§ **Given problem**
Set the listing down again exactly, please, apart from its pictures.

§ **Data lines**

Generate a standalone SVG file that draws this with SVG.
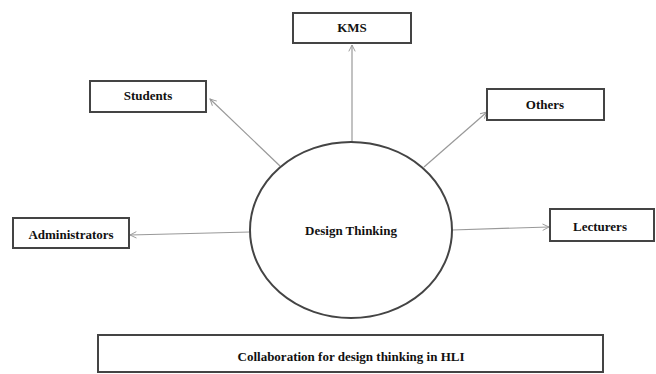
<svg xmlns="http://www.w3.org/2000/svg" width="656" height="374" viewBox="0 0 656 374">
<defs>
<style>
.box{fill:#fff;stroke:#444;stroke-width:2}
.lbl{font-family:"Liberation Serif","Times New Roman",serif;font-weight:bold;font-size:13px;fill:#111;text-anchor:middle}
.conn{stroke:#999;stroke-width:1.2;fill:none;marker-end:url(#arr)}
</style>
<marker id="arr" viewBox="0 0 10 10" refX="9" refY="5" markerWidth="8" markerHeight="8" orient="auto" markerUnits="userSpaceOnUse">
<path d="M1,1 L9,5 L1,9" fill="none" stroke="#999" stroke-width="1.2"/>
</marker>
</defs>
<rect width="656" height="374" fill="#fff"/>
<g id="connectors">
<line class="conn" x1="352" y1="142" x2="352" y2="45"/>
<line class="conn" x1="280" y1="166" x2="210" y2="99"/>
<line class="conn" x1="424" y1="167" x2="487" y2="112"/>
<line class="conn" x1="250" y1="232" x2="130" y2="235"/>
<line class="conn" x1="452" y1="230" x2="549" y2="227"/>
</g>
<g id="design-thinking">
<ellipse cx="351" cy="230" rx="101" ry="88" fill="#fff" stroke="#444" stroke-width="2"/>
<text class="lbl" x="351" y="235">Design Thinking</text>
</g>
<g id="kms">
<rect class="box" x="293" y="13" width="118" height="30"/>
<text class="lbl" x="352" y="32">KMS</text>
</g>
<g id="students">
<rect class="box" x="90" y="81" width="116" height="31"/>
<text class="lbl" x="148" y="100">Students</text>
</g>
<g id="others">
<rect class="box" x="487" y="89" width="117" height="31"/>
<text class="lbl" x="545" y="109">Others</text>
</g>
<g id="administrators">
<rect class="box" x="13" y="218" width="116" height="30"/>
<text class="lbl" x="71" y="239">Administrators</text>
</g>
<g id="lecturers">
<rect class="box" x="550" y="209" width="104" height="32"/>
<text class="lbl" x="600" y="231">Lecturers</text>
</g>
<g id="caption">
<rect class="box" x="98" y="335" width="505" height="37"/>
<text class="lbl" x="351" y="361">Collaboration for design thinking in HLI</text>
</g>
</svg>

§ **Expected answer**
Generate a standalone SVG file that draws this with SVG.
<svg xmlns="http://www.w3.org/2000/svg" width="656" height="374" viewBox="0 0 656 374">
<defs>
<style>
.box{fill:#fff;stroke:#444;stroke-width:2}
.lbl{font-family:"Liberation Serif","Times New Roman",serif;font-weight:bold;font-size:13px;fill:#111;text-anchor:middle}
.conn{stroke:#999;stroke-width:1.2;fill:none;marker-end:url(#arr)}
</style>
<marker id="arr" viewBox="0 0 10 10" refX="9" refY="5" markerWidth="8" markerHeight="8" orient="auto" markerUnits="userSpaceOnUse">
<path d="M1,1 L9,5 L1,9" fill="none" stroke="#999" stroke-width="1.2"/>
</marker>
</defs>
<rect width="656" height="374" fill="#fff"/>
<g id="connectors">
<line class="conn" x1="352" y1="142" x2="352" y2="45"/>
<line class="conn" x1="280" y1="166" x2="210" y2="99"/>
<line class="conn" x1="424" y1="167" x2="487" y2="112"/>
<line class="conn" x1="250" y1="232" x2="130" y2="235"/>
<line class="conn" x1="452" y1="230" x2="549" y2="227"/>
</g>
<g id="design-thinking">
<ellipse cx="351" cy="230" rx="101" ry="88" fill="#fff" stroke="#444" stroke-width="2"/>
<text class="lbl" x="351" y="235">Design Thinking</text>
</g>
<g id="kms">
<rect class="box" x="293" y="13" width="118" height="30"/>
<text class="lbl" x="352" y="32">KMS</text>
</g>
<g id="students">
<rect class="box" x="90" y="81" width="116" height="31"/>
<text class="lbl" x="148" y="100">Students</text>
</g>
<g id="others">
<rect class="box" x="487" y="89" width="117" height="31"/>
<text class="lbl" x="545" y="109">Others</text>
</g>
<g id="administrators">
<rect class="box" x="13" y="218" width="116" height="30"/>
<text class="lbl" x="71" y="239">Administrators</text>
</g>
<g id="lecturers">
<rect class="box" x="550" y="209" width="104" height="32"/>
<text class="lbl" x="600" y="231">Lecturers</text>
</g>
<g id="caption">
<rect class="box" x="98" y="335" width="505" height="37"/>
<text class="lbl" x="351" y="361">Collaboration for design thinking in HLI</text>
</g>
</svg>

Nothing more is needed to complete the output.